A team of researchers from the University of the Republic in Uruguay has developed an AI-based system that can intercept and reconstruct unintended electromagnetic emissions from HDMI cables. The method significantly outperforms previous approaches.
Scientists from the University of the Republic in Uruguay have unveiled a new AI system capable of intercepting electromagnetic emissions from HDMI cables and reconstructing the screen content. The method, dubbed "Deep-TEMPEST," uses deep learning to convert intercepted signals into readable images. The phenomenon of cables and connectors unintentionally emitting electromagnetic waves is known as "TEMPEST."
According to the researchers, their approach significantly outperforms previous implementations. When reconstructing text, they were able to reduce the average character error rate by over 60 percentage points.
Simple countermeasures help to protect against attacks
Compared to analog interfaces like VGA, HDMI poses a greater challenge due to its 10-bit encoding and higher bandwidth. The proposed method treats the problem as an inverse problem and trains a deep neural network to translate the electromagnetic signal back into the displayed image.
This method avoids conventional AM demodulation (a technique for extracting information from the received electromagnetic signal by analyzing its amplitude), which causes information loss, and instead uses the complex signal directly. By combining real and simulated training data, image recognition accuracy is significantly improved. The system is based on freely available Software Defined Radio (SDR) hardware and an open implementation in the GNU Radio framework.

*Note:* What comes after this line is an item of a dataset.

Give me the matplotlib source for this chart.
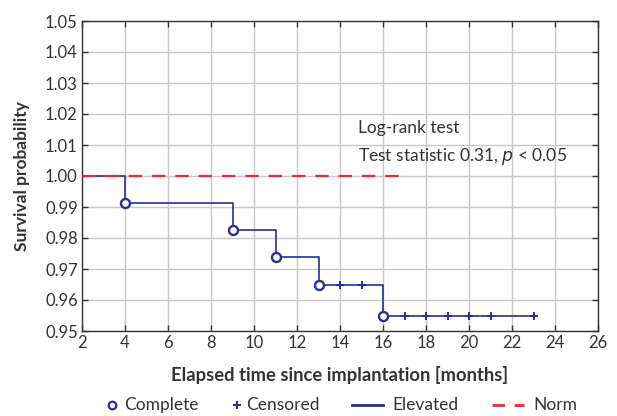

In experiments, the system proved robust to changes in reception frequency. However, when changing screen resolution, the system needs to be retrained to achieve good performance. The researchers suggest training separate models for different configurations.
As possible countermeasures, the scientists mention adding noise to the screen content or using color gradients in the background. Both can make reconstruction significantly more difficult.
The research team sees potential for improvements, such as using multiple consecutive signal samples or a faster implementation for real-time applications. They hope their work will advance research in this field.